» **GIVEN TASK**
Quote the whole listing exactly. Leave the pictures out of your copy.

+ + + + +

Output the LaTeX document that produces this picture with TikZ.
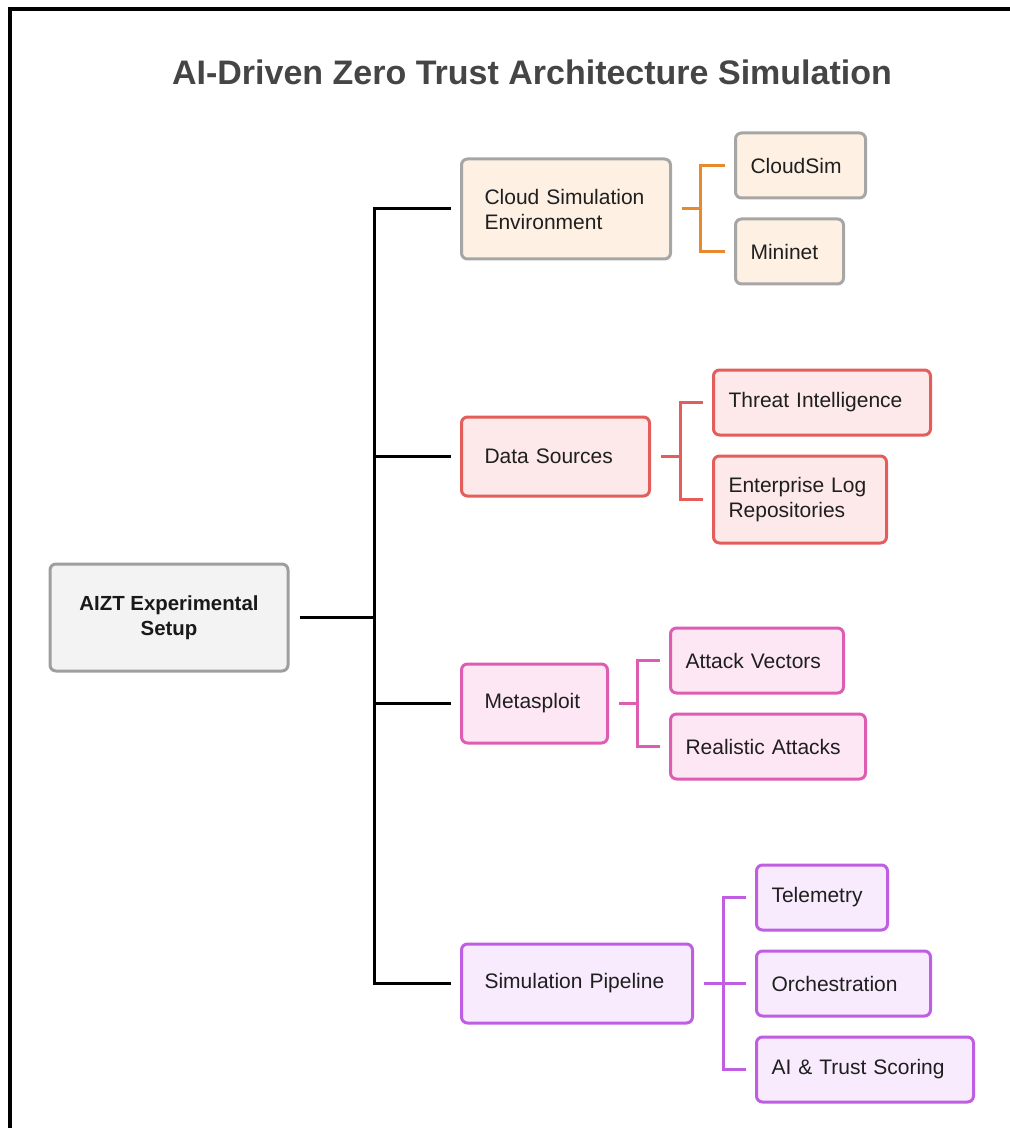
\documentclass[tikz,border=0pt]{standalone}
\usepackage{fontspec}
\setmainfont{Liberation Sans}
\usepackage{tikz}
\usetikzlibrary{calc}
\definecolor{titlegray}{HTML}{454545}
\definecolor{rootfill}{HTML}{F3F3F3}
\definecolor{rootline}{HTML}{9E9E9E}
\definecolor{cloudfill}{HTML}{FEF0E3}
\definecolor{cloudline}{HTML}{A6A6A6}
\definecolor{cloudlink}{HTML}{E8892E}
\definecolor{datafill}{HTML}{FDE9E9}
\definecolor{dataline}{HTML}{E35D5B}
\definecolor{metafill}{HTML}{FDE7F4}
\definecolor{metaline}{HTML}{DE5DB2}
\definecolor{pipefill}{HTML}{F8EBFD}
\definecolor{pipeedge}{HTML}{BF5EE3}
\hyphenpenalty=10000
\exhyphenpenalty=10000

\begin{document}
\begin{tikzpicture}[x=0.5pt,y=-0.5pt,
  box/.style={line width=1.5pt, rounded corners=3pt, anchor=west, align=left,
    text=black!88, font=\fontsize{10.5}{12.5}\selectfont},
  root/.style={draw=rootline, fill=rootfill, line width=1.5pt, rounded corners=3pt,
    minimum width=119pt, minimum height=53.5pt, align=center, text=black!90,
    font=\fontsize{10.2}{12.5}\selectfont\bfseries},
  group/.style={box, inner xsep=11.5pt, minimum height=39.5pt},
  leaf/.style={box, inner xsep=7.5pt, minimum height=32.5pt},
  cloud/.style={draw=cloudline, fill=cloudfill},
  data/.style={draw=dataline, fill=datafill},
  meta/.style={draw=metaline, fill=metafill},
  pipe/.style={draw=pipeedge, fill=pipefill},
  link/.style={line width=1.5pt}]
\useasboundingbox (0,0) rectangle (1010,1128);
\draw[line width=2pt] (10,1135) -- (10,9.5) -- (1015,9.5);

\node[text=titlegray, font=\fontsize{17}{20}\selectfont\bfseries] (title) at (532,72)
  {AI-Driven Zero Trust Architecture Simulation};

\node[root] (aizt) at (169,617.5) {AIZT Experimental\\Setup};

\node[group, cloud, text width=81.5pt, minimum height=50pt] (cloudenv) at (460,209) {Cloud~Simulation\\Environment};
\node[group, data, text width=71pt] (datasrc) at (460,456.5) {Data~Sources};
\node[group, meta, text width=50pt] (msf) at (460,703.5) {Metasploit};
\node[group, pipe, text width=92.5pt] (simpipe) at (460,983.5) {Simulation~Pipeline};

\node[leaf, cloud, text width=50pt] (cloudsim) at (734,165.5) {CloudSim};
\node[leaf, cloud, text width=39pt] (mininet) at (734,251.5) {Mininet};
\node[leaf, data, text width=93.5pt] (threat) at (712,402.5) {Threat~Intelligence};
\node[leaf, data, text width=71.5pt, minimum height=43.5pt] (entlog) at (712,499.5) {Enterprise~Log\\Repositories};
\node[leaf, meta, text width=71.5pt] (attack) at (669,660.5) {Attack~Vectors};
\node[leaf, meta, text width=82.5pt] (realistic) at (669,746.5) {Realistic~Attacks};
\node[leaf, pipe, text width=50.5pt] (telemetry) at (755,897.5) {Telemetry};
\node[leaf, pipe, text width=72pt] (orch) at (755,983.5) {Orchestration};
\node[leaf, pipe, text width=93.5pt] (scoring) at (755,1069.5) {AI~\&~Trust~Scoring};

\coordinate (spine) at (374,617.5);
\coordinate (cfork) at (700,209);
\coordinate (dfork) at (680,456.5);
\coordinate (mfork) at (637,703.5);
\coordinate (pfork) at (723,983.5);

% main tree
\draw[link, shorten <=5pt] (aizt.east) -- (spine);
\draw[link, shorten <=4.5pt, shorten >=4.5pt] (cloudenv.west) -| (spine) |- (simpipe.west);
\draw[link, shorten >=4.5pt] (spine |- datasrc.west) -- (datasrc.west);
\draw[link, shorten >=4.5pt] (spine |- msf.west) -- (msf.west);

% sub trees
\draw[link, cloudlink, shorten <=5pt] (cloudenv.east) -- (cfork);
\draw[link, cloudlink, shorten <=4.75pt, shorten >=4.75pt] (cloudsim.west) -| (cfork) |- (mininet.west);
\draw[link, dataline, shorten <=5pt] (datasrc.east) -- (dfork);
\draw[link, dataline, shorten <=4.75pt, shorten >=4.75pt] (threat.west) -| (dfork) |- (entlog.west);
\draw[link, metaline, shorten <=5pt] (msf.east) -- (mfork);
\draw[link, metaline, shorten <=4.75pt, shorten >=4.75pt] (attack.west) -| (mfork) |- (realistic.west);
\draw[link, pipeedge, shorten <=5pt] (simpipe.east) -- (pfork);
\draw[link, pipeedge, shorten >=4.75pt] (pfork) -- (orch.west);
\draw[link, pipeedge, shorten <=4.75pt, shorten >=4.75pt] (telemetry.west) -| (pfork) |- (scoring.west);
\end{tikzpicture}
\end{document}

+ + + + +

» **FINISHED EXERCISE**
Output the LaTeX document that produces this picture with TikZ.
\documentclass[tikz,border=0pt]{standalone}
\usepackage{fontspec}
\setmainfont{Liberation Sans}
\usepackage{tikz}
\usetikzlibrary{calc}
\definecolor{titlegray}{HTML}{454545}
\definecolor{rootfill}{HTML}{F3F3F3}
\definecolor{rootline}{HTML}{9E9E9E}
\definecolor{cloudfill}{HTML}{FEF0E3}
\definecolor{cloudline}{HTML}{A6A6A6}
\definecolor{cloudlink}{HTML}{E8892E}
\definecolor{datafill}{HTML}{FDE9E9}
\definecolor{dataline}{HTML}{E35D5B}
\definecolor{metafill}{HTML}{FDE7F4}
\definecolor{metaline}{HTML}{DE5DB2}
\definecolor{pipefill}{HTML}{F8EBFD}
\definecolor{pipeedge}{HTML}{BF5EE3}
\hyphenpenalty=10000
\exhyphenpenalty=10000

\begin{document}
\begin{tikzpicture}[x=0.5pt,y=-0.5pt,
  box/.style={line width=1.5pt, rounded corners=3pt, anchor=west, align=left,
    text=black!88, font=\fontsize{10.5}{12.5}\selectfont},
  root/.style={draw=rootline, fill=rootfill, line width=1.5pt, rounded corners=3pt,
    minimum width=119pt, minimum height=53.5pt, align=center, text=black!90,
    font=\fontsize{10.2}{12.5}\selectfont\bfseries},
  group/.style={box, inner xsep=11.5pt, minimum height=39.5pt},
  leaf/.style={box, inner xsep=7.5pt, minimum height=32.5pt},
  cloud/.style={draw=cloudline, fill=cloudfill},
  data/.style={draw=dataline, fill=datafill},
  meta/.style={draw=metaline, fill=metafill},
  pipe/.style={draw=pipeedge, fill=pipefill},
  link/.style={line width=1.5pt}]
\useasboundingbox (0,0) rectangle (1010,1128);
\draw[line width=2pt] (10,1135) -- (10,9.5) -- (1015,9.5);

\node[text=titlegray, font=\fontsize{17}{20}\selectfont\bfseries] (title) at (532,72)
  {AI-Driven Zero Trust Architecture Simulation};

\node[root] (aizt) at (169,617.5) {AIZT Experimental\\Setup};

\node[group, cloud, text width=81.5pt, minimum height=50pt] (cloudenv) at (460,209) {Cloud~Simulation\\Environment};
\node[group, data, text width=71pt] (datasrc) at (460,456.5) {Data~Sources};
\node[group, meta, text width=50pt] (msf) at (460,703.5) {Metasploit};
\node[group, pipe, text width=92.5pt] (simpipe) at (460,983.5) {Simulation~Pipeline};

\node[leaf, cloud, text width=50pt] (cloudsim) at (734,165.5) {CloudSim};
\node[leaf, cloud, text width=39pt] (mininet) at (734,251.5) {Mininet};
\node[leaf, data, text width=93.5pt] (threat) at (712,402.5) {Threat~Intelligence};
\node[leaf, data, text width=71.5pt, minimum height=43.5pt] (entlog) at (712,499.5) {Enterprise~Log\\Repositories};
\node[leaf, meta, text width=71.5pt] (attack) at (669,660.5) {Attack~Vectors};
\node[leaf, meta, text width=82.5pt] (realistic) at (669,746.5) {Realistic~Attacks};
\node[leaf, pipe, text width=50.5pt] (telemetry) at (755,897.5) {Telemetry};
\node[leaf, pipe, text width=72pt] (orch) at (755,983.5) {Orchestration};
\node[leaf, pipe, text width=93.5pt] (scoring) at (755,1069.5) {AI~\&~Trust~Scoring};

\coordinate (spine) at (374,617.5);
\coordinate (cfork) at (700,209);
\coordinate (dfork) at (680,456.5);
\coordinate (mfork) at (637,703.5);
\coordinate (pfork) at (723,983.5);

% main tree
\draw[link, shorten <=5pt] (aizt.east) -- (spine);
\draw[link, shorten <=4.5pt, shorten >=4.5pt] (cloudenv.west) -| (spine) |- (simpipe.west);
\draw[link, shorten >=4.5pt] (spine |- datasrc.west) -- (datasrc.west);
\draw[link, shorten >=4.5pt] (spine |- msf.west) -- (msf.west);

% sub trees
\draw[link, cloudlink, shorten <=5pt] (cloudenv.east) -- (cfork);
\draw[link, cloudlink, shorten <=4.75pt, shorten >=4.75pt] (cloudsim.west) -| (cfork) |- (mininet.west);
\draw[link, dataline, shorten <=5pt] (datasrc.east) -- (dfork);
\draw[link, dataline, shorten <=4.75pt, shorten >=4.75pt] (threat.west) -| (dfork) |- (entlog.west);
\draw[link, metaline, shorten <=5pt] (msf.east) -- (mfork);
\draw[link, metaline, shorten <=4.75pt, shorten >=4.75pt] (attack.west) -| (mfork) |- (realistic.west);
\draw[link, pipeedge, shorten <=5pt] (simpipe.east) -- (pfork);
\draw[link, pipeedge, shorten >=4.75pt] (pfork) -- (orch.west);
\draw[link, pipeedge, shorten <=4.75pt, shorten >=4.75pt] (telemetry.west) -| (pfork) |- (scoring.west);
\end{tikzpicture}
\end{document}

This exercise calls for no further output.